Skip the pictures. Transcribe the rest of the data below without changing a word.

_Information provided_:
==*==

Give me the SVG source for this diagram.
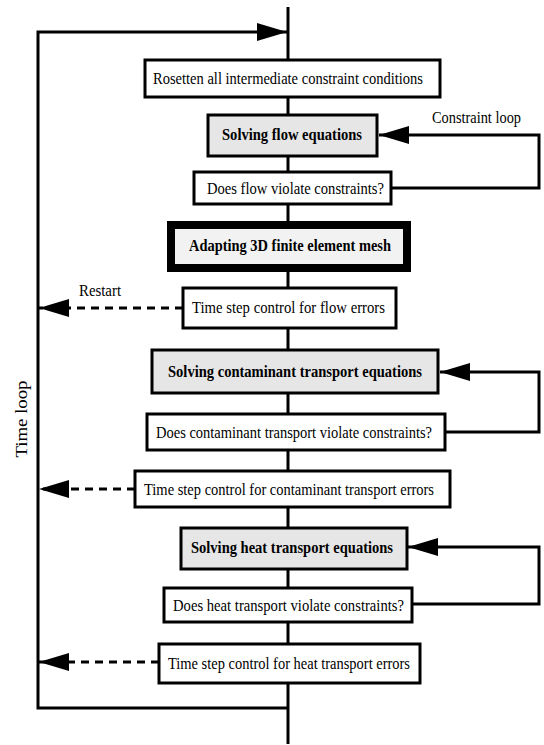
<svg xmlns="http://www.w3.org/2000/svg" width="544" height="745" viewBox="0 0 544 745">
<style>
.box{fill:#ffffff;stroke:#000;stroke-width:3}
.grey{fill:#e6e6e6;stroke:#000;stroke-width:3}
.thick{fill:#f2f2f2;stroke:#000;stroke-width:8}
.ln{fill:none;stroke:#000;stroke-width:3}
.dash{fill:none;stroke:#000;stroke-width:3;stroke-dasharray:8,6}
text{font-family:"Liberation Serif","Times New Roman",serif;font-size:17px;fill:#000}
.b{font-weight:bold}
</style>
<defs>
<marker id="ah" markerUnits="userSpaceOnUse" markerWidth="30" markerHeight="18" refX="30" refY="9" orient="auto">
<path d="M0,0 L30,9 L0,18 z" fill="#000"/>
</marker>
</defs>
<rect width="544" height="745" fill="#fff"/>
<g id="connectors">
<line class="ln" x1="288" y1="7" x2="288" y2="744"/>
<polyline class="ln" points="288,708 38,708 38,32 287,32" marker-end="url(#ah)"/>
<polyline class="ln" points="392,188 539,188 539,135 379,135" marker-end="url(#ah)"/>
<polyline class="ln" points="445,432 539,432 539,372 440,372" marker-end="url(#ah)"/>
<polyline class="ln" points="412,604 539,604 539,547 408,547" marker-end="url(#ah)"/>
<line class="dash" x1="183" y1="308" x2="39" y2="308" marker-end="url(#ah)"/>
<line class="dash" x1="135" y1="489" x2="39" y2="489" marker-end="url(#ah)"/>
<line class="dash" x1="159" y1="662" x2="39" y2="662" marker-end="url(#ah)"/>
<text x="432" y="123" textLength="89" lengthAdjust="spacingAndGlyphs">Constraint loop</text>
<text x="79" y="296" textLength="42" lengthAdjust="spacingAndGlyphs">Restart</text>
<text transform="translate(27,419) rotate(-90)" text-anchor="middle" textLength="77" lengthAdjust="spacingAndGlyphs">Time loop</text>
</g>
<g id="n1"><rect class="box" x="145" y="60" width="295" height="37"/><text x="153" y="84" textLength="270" lengthAdjust="spacingAndGlyphs">Rosetten all intermediate constraint conditions</text></g>
<g id="n2"><rect class="grey" x="208" y="115" width="169" height="41"/><text class="b" x="222" y="140" textLength="140" lengthAdjust="spacingAndGlyphs">Solving flow equations</text></g>
<g id="n3"><rect class="box" x="194" y="172" width="197" height="32"/><text x="207" y="194" textLength="177" lengthAdjust="spacingAndGlyphs">Does flow violate constraints?</text></g>
<g id="n4"><rect class="thick" x="171" y="225" width="236" height="43"/><text class="b" x="189" y="251" textLength="202" lengthAdjust="spacingAndGlyphs">Adapting 3D finite element mesh</text></g>
<g id="n5"><rect class="box" x="183" y="288" width="213" height="40"/><text x="192" y="313" textLength="193" lengthAdjust="spacingAndGlyphs">Time step control for flow errors</text></g>
<g id="n6"><rect class="grey" x="152" y="350" width="286" height="43"/><text class="b" x="168" y="377" textLength="254" lengthAdjust="spacingAndGlyphs">Solving contaminant transport equations</text></g>
<g id="n7"><rect class="box" x="147" y="414" width="298" height="36"/><text x="156" y="438" textLength="276" lengthAdjust="spacingAndGlyphs">Does contaminant transport violate constraints?</text></g>
<g id="n8"><rect class="box" x="135" y="471" width="315" height="36"/><text x="144" y="495" textLength="290" lengthAdjust="spacingAndGlyphs">Time step control for contaminant transport errors</text></g>
<g id="n9"><rect class="grey" x="181" y="528" width="226" height="41"/><text class="b" x="191" y="553" textLength="202" lengthAdjust="spacingAndGlyphs">Solving heat transport equations</text></g>
<g id="n10"><rect class="box" x="164" y="588" width="248" height="34"/><text x="173" y="611" textLength="231" lengthAdjust="spacingAndGlyphs">Does heat transport violate constraints?</text></g>
<g id="n11"><rect class="box" x="159" y="644" width="261" height="39"/><text x="168" y="669" textLength="242" lengthAdjust="spacingAndGlyphs">Time step control for heat transport errors</text></g>
</svg>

==*==

_Exercise answer_:
Give me the SVG source for this diagram.
<svg xmlns="http://www.w3.org/2000/svg" width="544" height="745" viewBox="0 0 544 745">
<style>
.box{fill:#ffffff;stroke:#000;stroke-width:3}
.grey{fill:#e6e6e6;stroke:#000;stroke-width:3}
.thick{fill:#f2f2f2;stroke:#000;stroke-width:8}
.ln{fill:none;stroke:#000;stroke-width:3}
.dash{fill:none;stroke:#000;stroke-width:3;stroke-dasharray:8,6}
text{font-family:"Liberation Serif","Times New Roman",serif;font-size:17px;fill:#000}
.b{font-weight:bold}
</style>
<defs>
<marker id="ah" markerUnits="userSpaceOnUse" markerWidth="30" markerHeight="18" refX="30" refY="9" orient="auto">
<path d="M0,0 L30,9 L0,18 z" fill="#000"/>
</marker>
</defs>
<rect width="544" height="745" fill="#fff"/>
<g id="connectors">
<line class="ln" x1="288" y1="7" x2="288" y2="744"/>
<polyline class="ln" points="288,708 38,708 38,32 287,32" marker-end="url(#ah)"/>
<polyline class="ln" points="392,188 539,188 539,135 379,135" marker-end="url(#ah)"/>
<polyline class="ln" points="445,432 539,432 539,372 440,372" marker-end="url(#ah)"/>
<polyline class="ln" points="412,604 539,604 539,547 408,547" marker-end="url(#ah)"/>
<line class="dash" x1="183" y1="308" x2="39" y2="308" marker-end="url(#ah)"/>
<line class="dash" x1="135" y1="489" x2="39" y2="489" marker-end="url(#ah)"/>
<line class="dash" x1="159" y1="662" x2="39" y2="662" marker-end="url(#ah)"/>
<text x="432" y="123" textLength="89" lengthAdjust="spacingAndGlyphs">Constraint loop</text>
<text x="79" y="296" textLength="42" lengthAdjust="spacingAndGlyphs">Restart</text>
<text transform="translate(27,419) rotate(-90)" text-anchor="middle" textLength="77" lengthAdjust="spacingAndGlyphs">Time loop</text>
</g>
<g id="n1"><rect class="box" x="145" y="60" width="295" height="37"/><text x="153" y="84" textLength="270" lengthAdjust="spacingAndGlyphs">Rosetten all intermediate constraint conditions</text></g>
<g id="n2"><rect class="grey" x="208" y="115" width="169" height="41"/><text class="b" x="222" y="140" textLength="140" lengthAdjust="spacingAndGlyphs">Solving flow equations</text></g>
<g id="n3"><rect class="box" x="194" y="172" width="197" height="32"/><text x="207" y="194" textLength="177" lengthAdjust="spacingAndGlyphs">Does flow violate constraints?</text></g>
<g id="n4"><rect class="thick" x="171" y="225" width="236" height="43"/><text class="b" x="189" y="251" textLength="202" lengthAdjust="spacingAndGlyphs">Adapting 3D finite element mesh</text></g>
<g id="n5"><rect class="box" x="183" y="288" width="213" height="40"/><text x="192" y="313" textLength="193" lengthAdjust="spacingAndGlyphs">Time step control for flow errors</text></g>
<g id="n6"><rect class="grey" x="152" y="350" width="286" height="43"/><text class="b" x="168" y="377" textLength="254" lengthAdjust="spacingAndGlyphs">Solving contaminant transport equations</text></g>
<g id="n7"><rect class="box" x="147" y="414" width="298" height="36"/><text x="156" y="438" textLength="276" lengthAdjust="spacingAndGlyphs">Does contaminant transport violate constraints?</text></g>
<g id="n8"><rect class="box" x="135" y="471" width="315" height="36"/><text x="144" y="495" textLength="290" lengthAdjust="spacingAndGlyphs">Time step control for contaminant transport errors</text></g>
<g id="n9"><rect class="grey" x="181" y="528" width="226" height="41"/><text class="b" x="191" y="553" textLength="202" lengthAdjust="spacingAndGlyphs">Solving heat transport equations</text></g>
<g id="n10"><rect class="box" x="164" y="588" width="248" height="34"/><text x="173" y="611" textLength="231" lengthAdjust="spacingAndGlyphs">Does heat transport violate constraints?</text></g>
<g id="n11"><rect class="box" x="159" y="644" width="261" height="39"/><text x="168" y="669" textLength="242" lengthAdjust="spacingAndGlyphs">Time step control for heat transport errors</text></g>
</svg>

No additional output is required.